Writing can be a very solitary endeavour, and after spending months or years working on a novel, it can be hard to tell if what you’ve produced is any good or not. Although self-validation is important, great reviews help too.
I recently received a rare “starred review” from BookList, meant to signal “an outstanding work of a particular genre.”
You can find it on their website here, but I’ve also copied the text below.

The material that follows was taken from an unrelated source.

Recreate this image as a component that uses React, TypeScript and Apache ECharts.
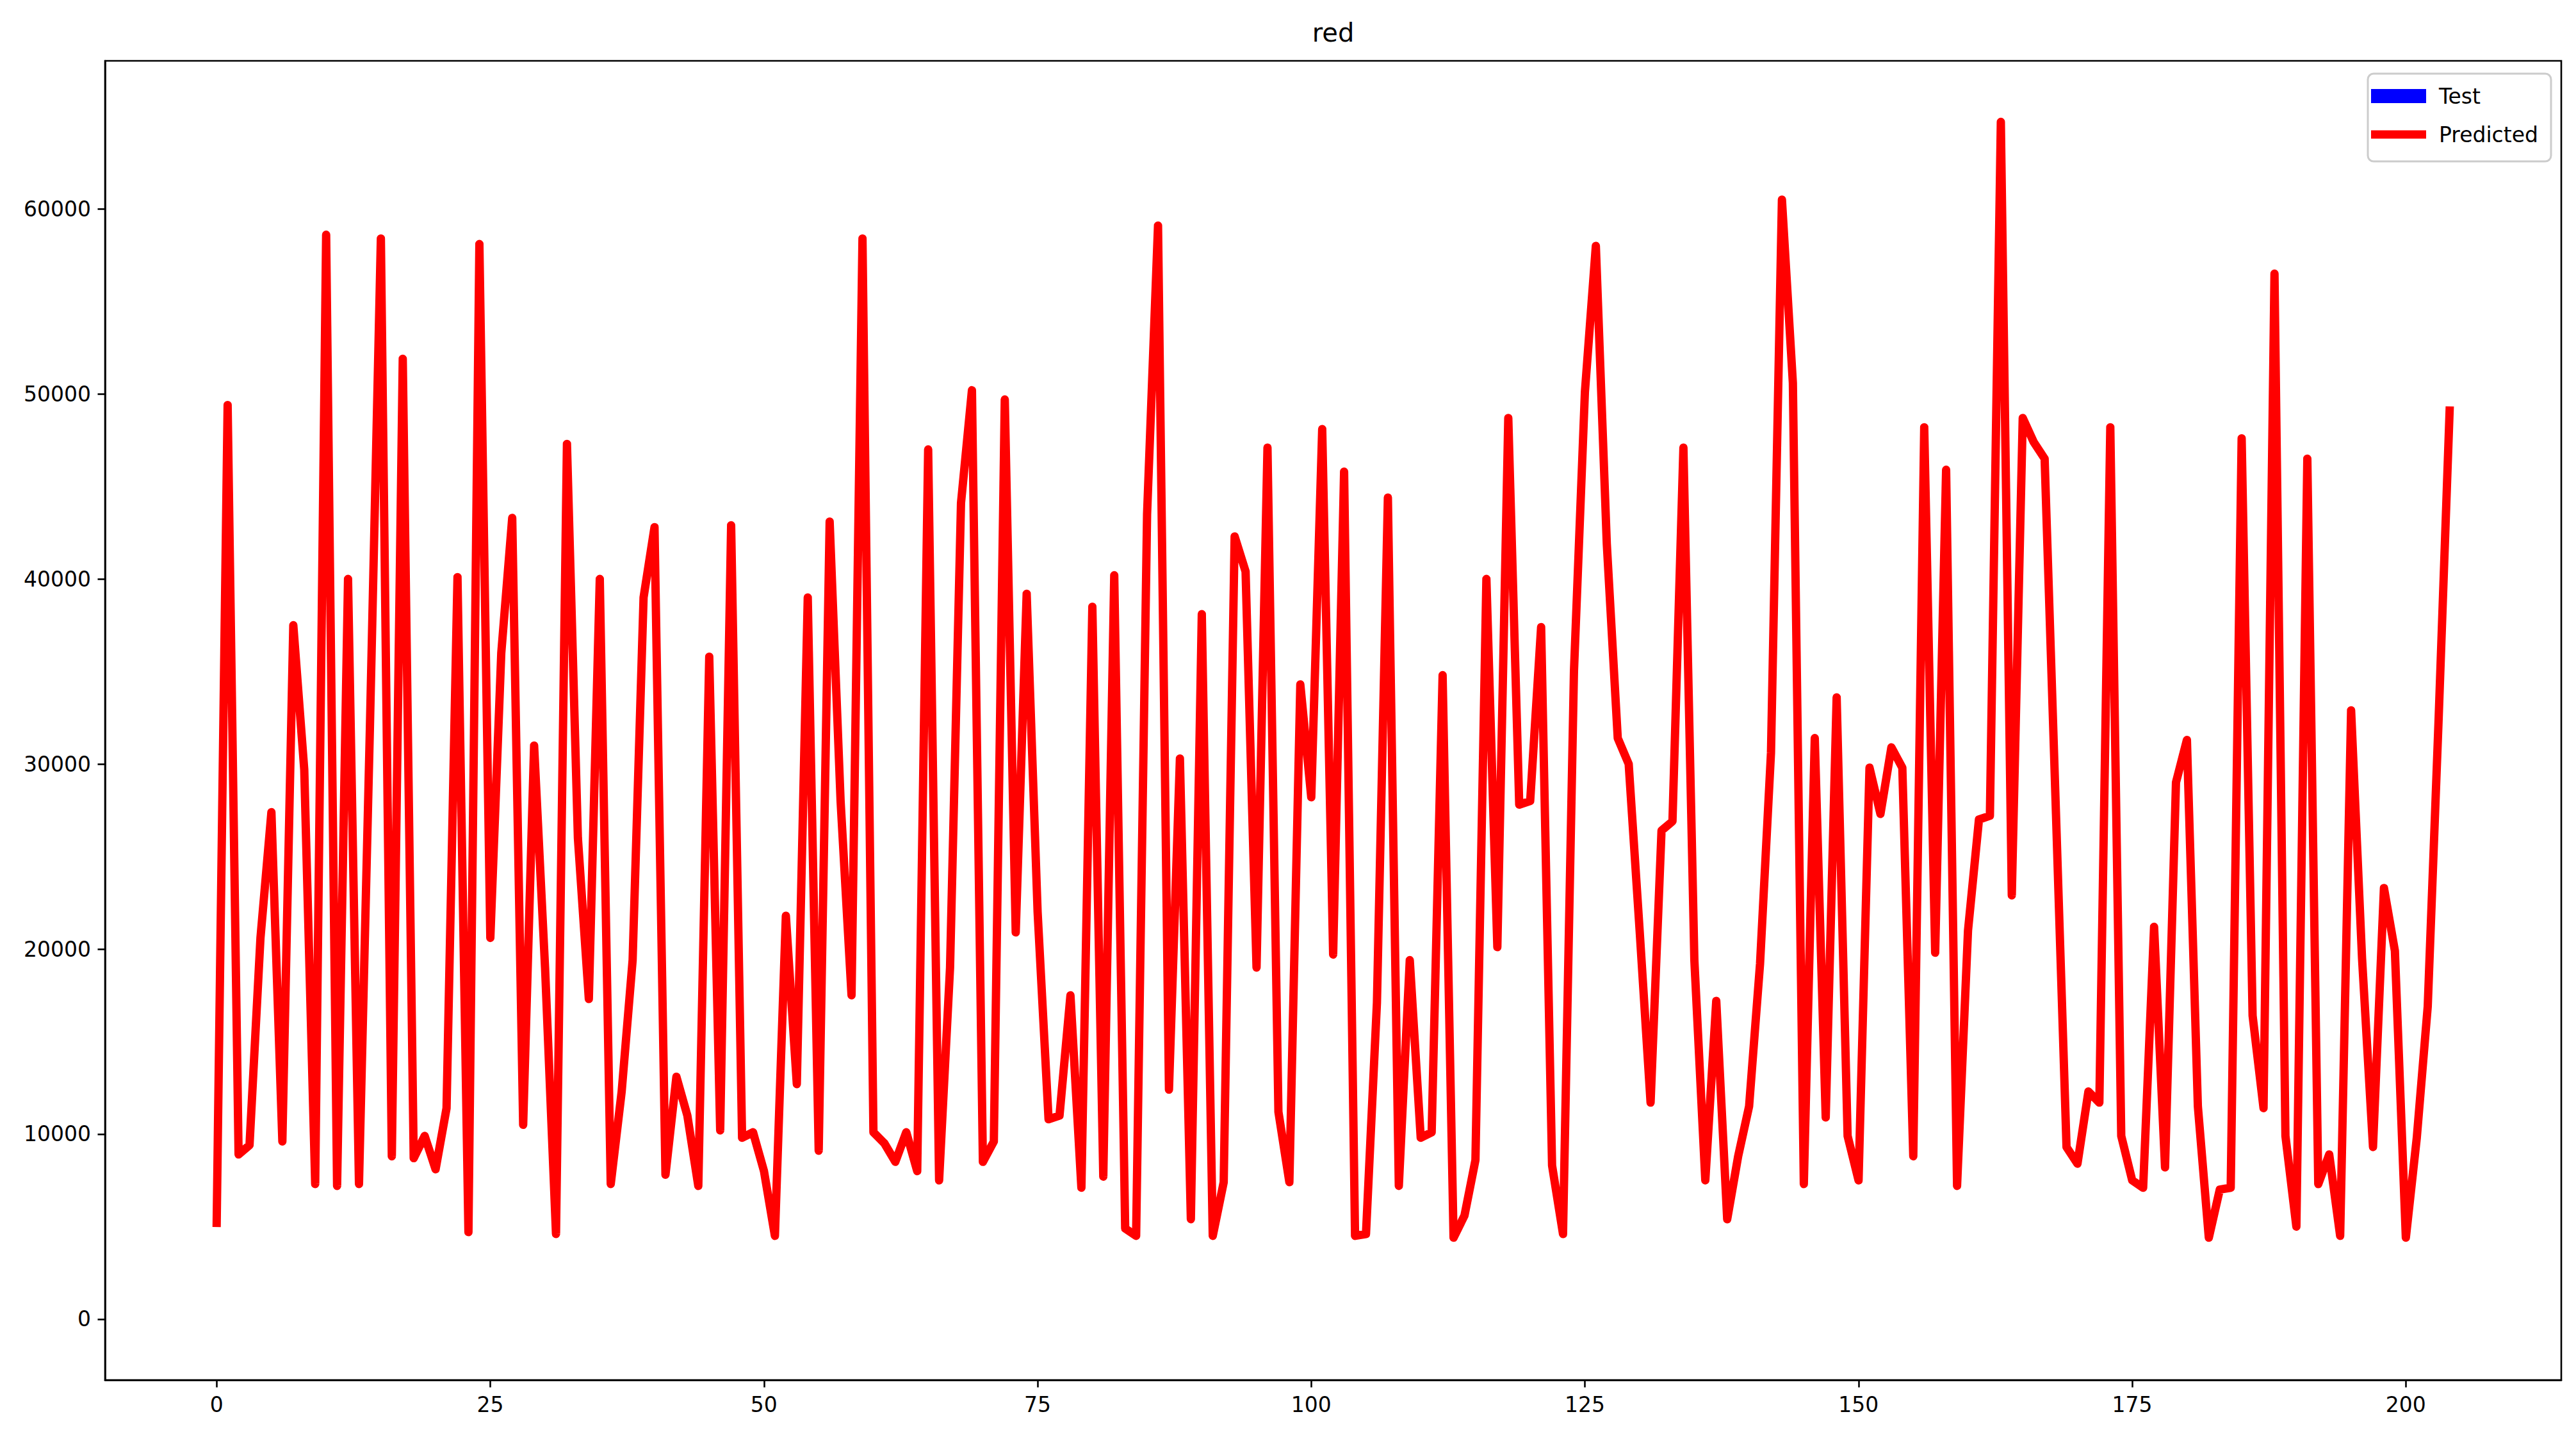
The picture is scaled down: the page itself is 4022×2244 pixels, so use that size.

Describing Halton’s first novel as a work of historical fiction about the origins of the Taliban does not quite cover its intense psychological and cultural exploration. By approaching the world-changing, religious-political entity from the angle of the individuals associated with its origins, Halton, formerly a Canadian military officer, radically challenges all pre-existing assumptions. The experiences of the brothers Wasif and Amin, students of the laconic mullah who is the force behind the group, anchors the events of the story. As they go from being boys to men in a short span of time, the social and psychological layers of political conflicts are revealed. Halton’s atmospheric descriptions bring to life the rugged terrain where these Pashtun men meet, talk, debate, and fight. The minimal presence of women serves as striking commentary on this divided world in a tale that is utterly nonjudgmental. Halton captures the zeal and righteousness at the root of all revolutions and gives readers a rare opportunity to gain insights that bridge cultural chasms, as he illuminates why faith and war are so intertwined for his protagonists. Halton’s debut is a must-read for all who turn to books for an understanding of worlds other than their own.